Rubber reins come in two styles usually. One way that rubber reins come is that they are made of nylon and just coated in rubber and carry added stoppers. It is these reins that are more commonly seen in disciplines outside of racing.
In racing, reins might connect to the bit by leather or nylon, but the jockey holds the reins where the rein is almost entirely rubber. These reins will flex and even if the jockey is holding the horse back, the horse can still extend their head and move freely.
Laced reins are by far my favorite style of English reins on the market. The reason for this is the lacing offers continuous grip to the rider and doesn’t let their fingers slide.
A laced rein is basically a smooth rein that has a bunch of little holes punched into it. It is then that a thin piece of material, usually leather, is laced through all the little holes in a braid-like pattern offering the rider extra grip.

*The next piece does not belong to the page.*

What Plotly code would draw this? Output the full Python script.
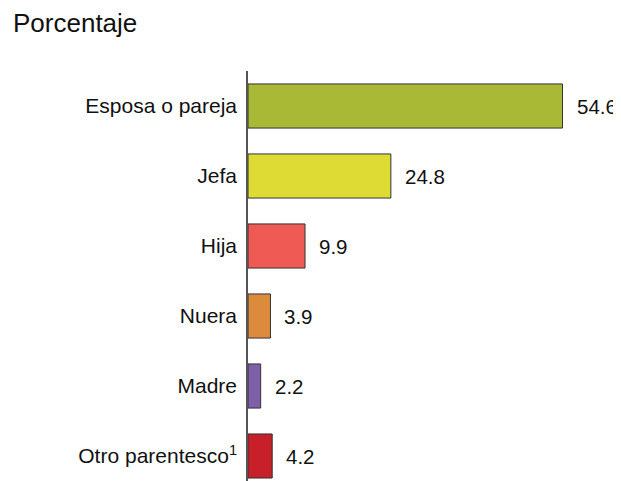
import plotly.graph_objects as go

categories = ["Esposa o pareja", "Jefa", "Hija", "Nuera", "Madre", "Otro parentesco<sup>1</sup>"]
values = [54.6, 24.8, 9.9, 3.9, 2.2, 4.2]
colors = ["#A9B935", "#DEDC34", "#F05A54", "#DB8B3B", "#7F5FA8", "#C8202A"]
value_labels = ["54.6", "24.8", "9.9", "3.9", "2.2", "4.2"]

# page body has an 8px margin: size the figure to fit the window
W, H = 613, 473
ML, MR, MT, MB = 240, 5, 63, 0
plot_h = H - MT - MB
px_per_unit = 5.76
x_max = (W - ML - MR) / px_per_unit
cat_px = 70.0
y_span = plot_h / cat_px

pos = list(range(len(categories)))

fig = go.Figure()
fig.add_trace(go.Bar(
    x=values, y=pos, orientation="h",
    marker=dict(color=colors, line=dict(color="#333333", width=1)),
    width=0.63, hoverinfo="skip",
))

annotations = []
for v, p, t in zip(values, pos, value_labels):
    annotations.append(dict(x=v, y=p, xref="x", yref="y", text=t, showarrow=False,
                            xanchor="left", yanchor="middle", xshift=12,
                            font=dict(size=20.5, color="#111111")))

def paper_y(px):
    return 1 + (MT - px) / plot_h

annotations.append(dict(x=0, y=paper_y(15), xref="paper", yref="paper", text="Porcentaje",
                        showarrow=False, xanchor="left", yanchor="middle",
                        xshift=-(ML - 3), font=dict(size=26, color="#111111")))
annotations.append(dict(x=0, y=paper_y(-13), xref="paper", yref="paper", text="2015",
                        showarrow=False, xanchor="left", yanchor="middle",
                        xshift=-(ML - 3), font=dict(size=26, color="#111111")))

fig.update_layout(
    width=W, height=H,
    margin=dict(l=ML, r=MR, t=MT, b=MB, pad=0),
    paper_bgcolor="white", plot_bgcolor="white",
    font=dict(family="Liberation Sans, Arial, sans-serif", size=21, color="#111111"),
    showlegend=False,
    annotations=annotations,
    xaxis=dict(range=[0, x_max], visible=False, fixedrange=True),
    yaxis=dict(range=[-0.5 + y_span, -0.5], tickmode="array", tickvals=pos, ticktext=categories,
               showline=True, linecolor="#555555", linewidth=1.5, showgrid=False,
               zeroline=False, ticks="", ticklabelstandoff=5,
               tickfont=dict(size=21, color="#111111")),
)

fig.write_html("out.html")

Double reins can be any of the types of English reins mentioned, only two sets of them are used. Double reins are seen in flat saddle riding, dressage, and English pleasure. Some jumping horses require another rein to be used as well to let the rider have more control over their mount.
Smooth reins are another common form of English reins, but they are also one of the harder to use. Smooth reins can come in any of the materials that English reins come in. The reason that smooth reins are harder to use is that the rider has no additional grips added to the rein to help keep their hand in place. Smooth reins often slip through the rider’s hands and make it harder to control a headstrong horse.
Reins that are used for driving a horse and steering a horse pulling a cart or carriage are almost always smooth. This makes for an easier passage through the different loops and rings that the reins go through and prevents snags from occurring.
Reins with Stoppers
Some English reins have stoppers up near the bit that can be slid up or down depending on what is required. These stoppers are used to keep a martingale or other training device that is added to the reins from slipping over the buckle attached to the bit or stuck elsewhere near the horse’s mouth. The stoppers are just there as a safety measure to keep the martingale from trapping the horse’s head down.